The other 600 octahedra, which all belong to the 25 “extra” icositetrachora, lie in 120 sets of five per cell realm, the familiar compound of five octahedra. This shows that the extra 25 icositetrachora form the “strewn” compound of 25, there being just one vertex of the 25 at each corner of the convex hull hecatonicosachoron, and not five vertices "scrunched" at each corner of a hexacosichoron.
Perhaps the most important icositetrachoric compounds are the “scrunched” and “strewn” compounds of 25. These have the corners of a regular hexacosichoron and hecatonicosachoron, respectively, and are each other’s duals. A wide range of other symmetric icositetrachoric compounds may be derived from them by removing sets of five icositetrachora that also have the corners of a hexacosichoron or hecatonicosachoron. Stella4D constructs the “scrunched” compound of 25 isositetrachora with no problem directly from its vertex figure of five cubes in a dodecahedron. The “strewn” 25-compound (whose vertex figure is a single cube) then follows by dualization. We may remove “strewn” and “scrunched” 25-compounds of icositetrachora from the “scrunched” and “strewn” compounds of 225, respectively, to construct the “scrunched” and “strewn” 200-compounds, which Coxeter does list as vertex-regular and cell-regular icositetrachoric compounds. The reason we must remove the icositetrachora by fives and 25s is to preserve or induce uniformity of the vertex figures. After all, we can pile icositetrachora together almost endlessly (for example, by removing one icositetrachoron at a time from the compounds of 225) to construct compounds of little geometric significance.
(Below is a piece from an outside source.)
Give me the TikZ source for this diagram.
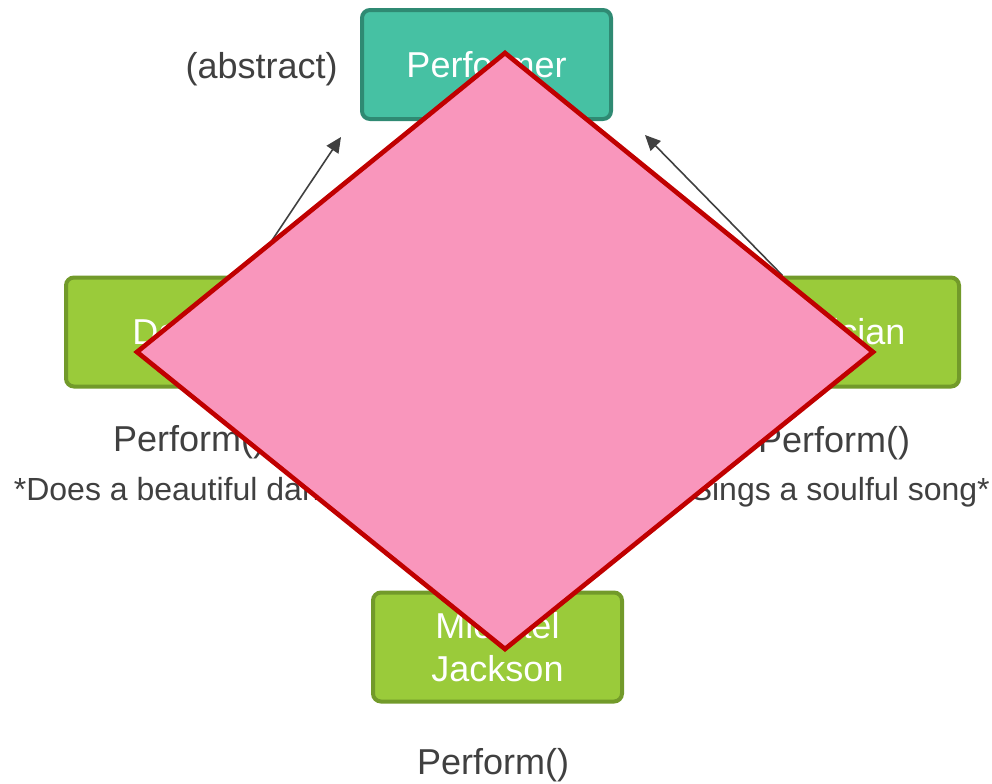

Here is “humanity’s first look” at the “scrunched” 225-compound of icositetrachora, as the usual 0.555 section orthogonal to an icosahedral symmetry axis. The compound has no Coxeter notation, having been excluded from his list of vertex-regular compounds, even though it has the 600 corners of a regular hecatonicosachoron. I presume he excluded it because the symmetry group is not transitive on all the components, but he does not state that in Regular Polytopes as far as I can read. I can contrive a symbol for it that conforms to other of Coxeter’s usages: (8+1){5,3,3}[(200+25){3,4,3}]. This symbol emphasizes the number and kinds of components in the compound.

Here is a closeup of the surhedron of the section, which is automatically colored in 225 colors by Stella4D. It would be nice to color it in just two or three colors, emphasizing the special set of 25 icositetrachora and the two chiral sets of 100, but finding the right components to color in the welter of facelets is impractically time-consuming:

It is equally impractical to try to locate the 25 icositetrachora for removal to make the vertex-regular compound of 200 icositetrachora, which Stella4D cannot create directly from its vertex figure of eight cubes. It is, however, easy to do using a different method, but I will leave that for a future post.